Drop the pictures from the entries below, then reproduce the rest exactly.

[start of DATA TO USE]

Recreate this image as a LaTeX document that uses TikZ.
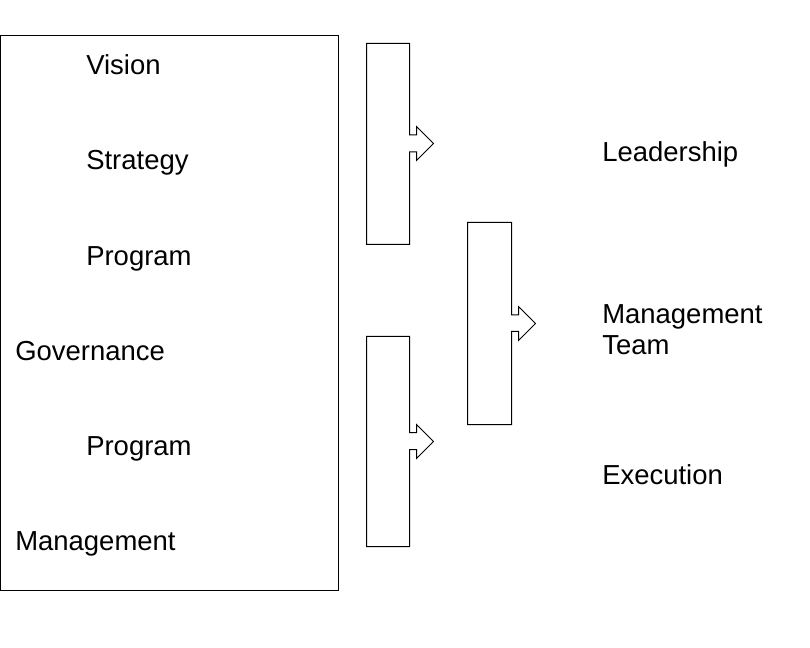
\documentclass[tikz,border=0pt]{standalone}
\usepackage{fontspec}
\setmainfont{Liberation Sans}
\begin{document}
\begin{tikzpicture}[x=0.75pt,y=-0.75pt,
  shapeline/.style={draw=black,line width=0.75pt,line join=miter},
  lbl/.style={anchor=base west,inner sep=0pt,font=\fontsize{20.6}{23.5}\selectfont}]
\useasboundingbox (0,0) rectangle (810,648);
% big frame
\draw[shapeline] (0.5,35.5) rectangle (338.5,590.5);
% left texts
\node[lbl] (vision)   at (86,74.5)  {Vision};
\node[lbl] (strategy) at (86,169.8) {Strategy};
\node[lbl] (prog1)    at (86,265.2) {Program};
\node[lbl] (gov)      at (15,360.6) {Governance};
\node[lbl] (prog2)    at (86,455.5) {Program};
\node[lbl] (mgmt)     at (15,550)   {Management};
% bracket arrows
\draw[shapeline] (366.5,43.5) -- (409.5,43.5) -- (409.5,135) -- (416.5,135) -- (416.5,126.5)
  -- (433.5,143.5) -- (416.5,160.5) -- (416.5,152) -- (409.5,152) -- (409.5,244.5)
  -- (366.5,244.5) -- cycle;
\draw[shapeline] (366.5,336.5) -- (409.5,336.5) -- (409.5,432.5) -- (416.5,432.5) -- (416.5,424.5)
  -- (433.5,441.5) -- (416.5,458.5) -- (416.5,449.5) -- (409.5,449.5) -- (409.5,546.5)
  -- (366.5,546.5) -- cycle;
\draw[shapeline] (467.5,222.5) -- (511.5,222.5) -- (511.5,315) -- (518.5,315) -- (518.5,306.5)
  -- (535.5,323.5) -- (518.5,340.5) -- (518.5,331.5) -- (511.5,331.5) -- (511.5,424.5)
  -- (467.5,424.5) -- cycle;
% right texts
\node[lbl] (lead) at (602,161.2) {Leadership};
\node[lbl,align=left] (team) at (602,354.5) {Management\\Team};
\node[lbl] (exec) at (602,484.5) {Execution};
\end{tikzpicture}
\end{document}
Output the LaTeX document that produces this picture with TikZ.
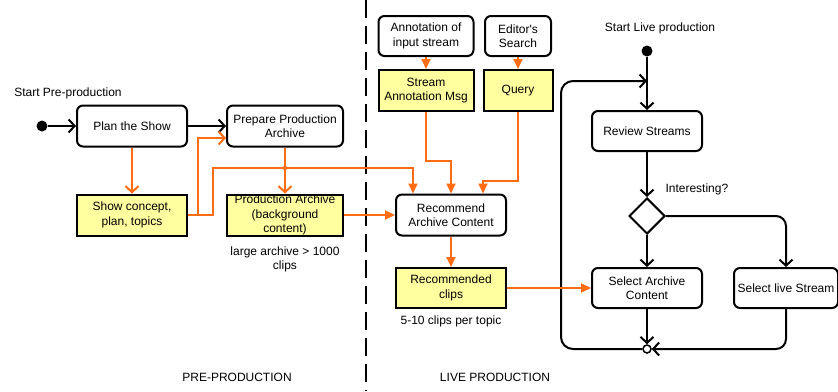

[end of DATA TO USE]

### EXERCISE RESPONSE
Recreate this image as a LaTeX document that uses TikZ.
\documentclass[tikz,border=0pt]{standalone}
\usepackage{fontspec}
\setmainfont{Liberation Sans}
\begin{document}
\begin{tikzpicture}[x=0.75pt,y=-0.75pt,
  shapeline/.style={draw=black,line width=0.75pt,line join=miter},
  lbl/.style={anchor=base west,inner sep=0pt,font=\fontsize{20.6}{23.5}\selectfont}]
\useasboundingbox (0,0) rectangle (810,648);
% big frame
\draw[shapeline] (0.5,35.5) rectangle (338.5,590.5);
% left texts
\node[lbl] (vision)   at (86,74.5)  {Vision};
\node[lbl] (strategy) at (86,169.8) {Strategy};
\node[lbl] (prog1)    at (86,265.2) {Program};
\node[lbl] (gov)      at (15,360.6) {Governance};
\node[lbl] (prog2)    at (86,455.5) {Program};
\node[lbl] (mgmt)     at (15,550)   {Management};
% bracket arrows
\draw[shapeline] (366.5,43.5) -- (409.5,43.5) -- (409.5,135) -- (416.5,135) -- (416.5,126.5)
  -- (433.5,143.5) -- (416.5,160.5) -- (416.5,152) -- (409.5,152) -- (409.5,244.5)
  -- (366.5,244.5) -- cycle;
\draw[shapeline] (366.5,336.5) -- (409.5,336.5) -- (409.5,432.5) -- (416.5,432.5) -- (416.5,424.5)
  -- (433.5,441.5) -- (416.5,458.5) -- (416.5,449.5) -- (409.5,449.5) -- (409.5,546.5)
  -- (366.5,546.5) -- cycle;
\draw[shapeline] (467.5,222.5) -- (511.5,222.5) -- (511.5,315) -- (518.5,315) -- (518.5,306.5)
  -- (535.5,323.5) -- (518.5,340.5) -- (518.5,331.5) -- (511.5,331.5) -- (511.5,424.5)
  -- (467.5,424.5) -- cycle;
% right texts
\node[lbl] (lead) at (602,161.2) {Leadership};
\node[lbl,align=left] (team) at (602,354.5) {Management\\Team};
\node[lbl] (exec) at (602,484.5) {Execution};
\end{tikzpicture}
\end{document}
Output the LaTeX document that produces this picture with TikZ.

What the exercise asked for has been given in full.